Harlan Ellison, who has died aged 84, was one of the great science fiction – or, more correctly, speculative fiction – writers of the 20th century, a character who was famously as combative as he was prolific. His works numbered in the region of 1800, including novels, short stories, television scripts, magazine essays and critical articles.

He was much lauded with awards, winning eight Hugo and four Nebula awards for science fiction, five Bram Stoker awards for horror and two Edgar awards for mystery, as well as a Silver Pen for Journalism by International PEN. He was also nominated for a Grammy Award for his 2009 spoken word reading of an adaptation of Lewis Carroll’s Through the Looking Glass, and What Alice Found There.

It's impossible to fully encapsulate the breadth of work which Ellison completed, although perhaps his most celebrated single piece of work is the 1967 episode of Star Trek entitled ‘The City at the Edge of Forever’, which was written while he was a jobbing Hollywood screenwriter for film and television (his other credits at the time included The Man from UNCLE, the Alfred Hitchcock Hour and the 1966 feature film The Oscar, and in the 1990s he was a creative consultant on the cult show Babylon 5).

A poignant and mysterious time travel episode which guest-starred Joan Collins, ‘City at the Edge…’ is regularly named by fans as the best episode of Star Trek’s original 1960s run, at the time winning both a Writer’s Guild of America award and a Hugo Award. Yet Ellison, famously contrary, criticised the rewrites which were undertaken on the script after he handed it in and later sued Paramount television for a share of merchandising and other income on the episode. A settlement was reached.

Ellison and lawsuits went together, as anyone who followed his career knew, whether he was issuing them or on the receiving end. He sued the production companies behind films which he claimed had adapted his ideas, including James Cameron’s The Terminator; the internet service provider AOL, when some of his stories were published online without his permission; and the comic publisher Fantagraphics, in relation to one of their books’ depiction of an earlier lawsuit where Ellison had been jointly sued by comic writer Michael Fleisher for calling him “bugf**k” and other unflattering terms in an interview.

Yet Ellison wasn’t a nuisance litigator, rather someone who strongly believed in both his freedom of speech and his right to recognition for his written work.
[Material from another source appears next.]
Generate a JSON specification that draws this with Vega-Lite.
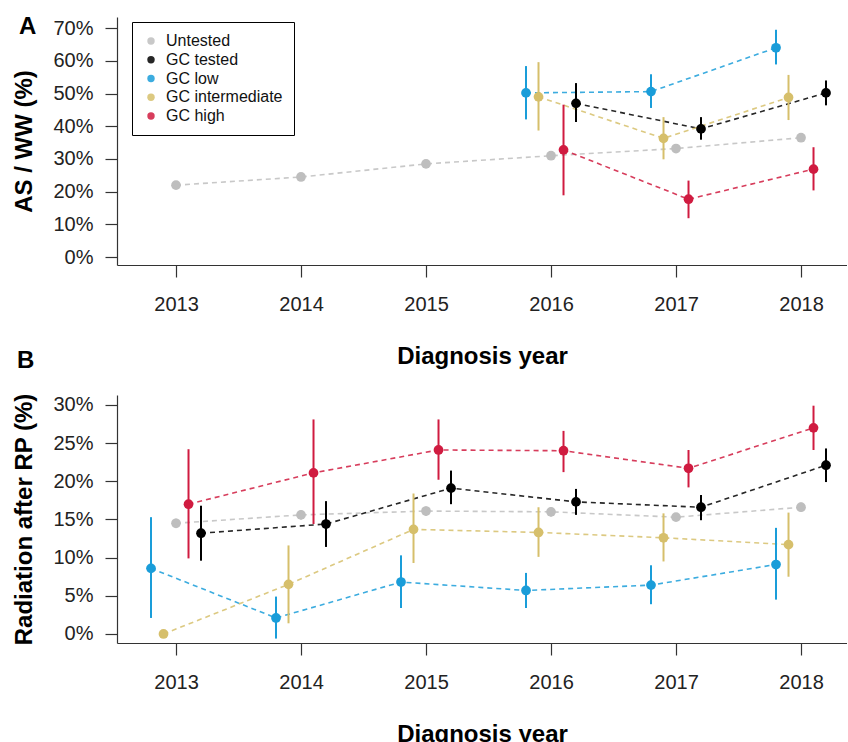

This reflected his commitment to justice in other areas of his life; in his youth he joined the march from Selma to Montgomery organised by Martin Luther King Jr, and some of his most well-known stories carried similar themes.

‘”Repent, Harlequin!” Said the Ticktockman’ (1965) was set in a dystopian future where people’s time is literally not their own and being late is a crime, and ‘I Have No Mouth, and I Must Scream’ imagines another future where an AI supercomputer wages war on what’s left of humanity. A Boy and His Dog explored love and friendship in a post-apocalyptic world, and was adapted into an unsuccessful, Don Johnson-starring movie in 1974.

Born in Cleveland, Ohio, in 1934, to a Jewish family, Ellison had numerous itinerant jobs in his teens and was expelled from Ohio State University, reputedly for hitting a lecturer who criticised his writing. He began to sell stories in the early 1950s, and had written and published his first novel while in military service between 1957 and 1959. Married five times, he was with his fifth wife, Susan Toth, from 1986 until his death in 2018, having suffered a heart attack in 1994 and a stroke in 2014. “I would just rather be called a writer,” he told Salon in 2013, “which is a great blue-collar way of describing the day-by-day pulling-the-plough work that a writer does. I'm a storyteller… (if they call me one) when I go, I'm satisfied with that.”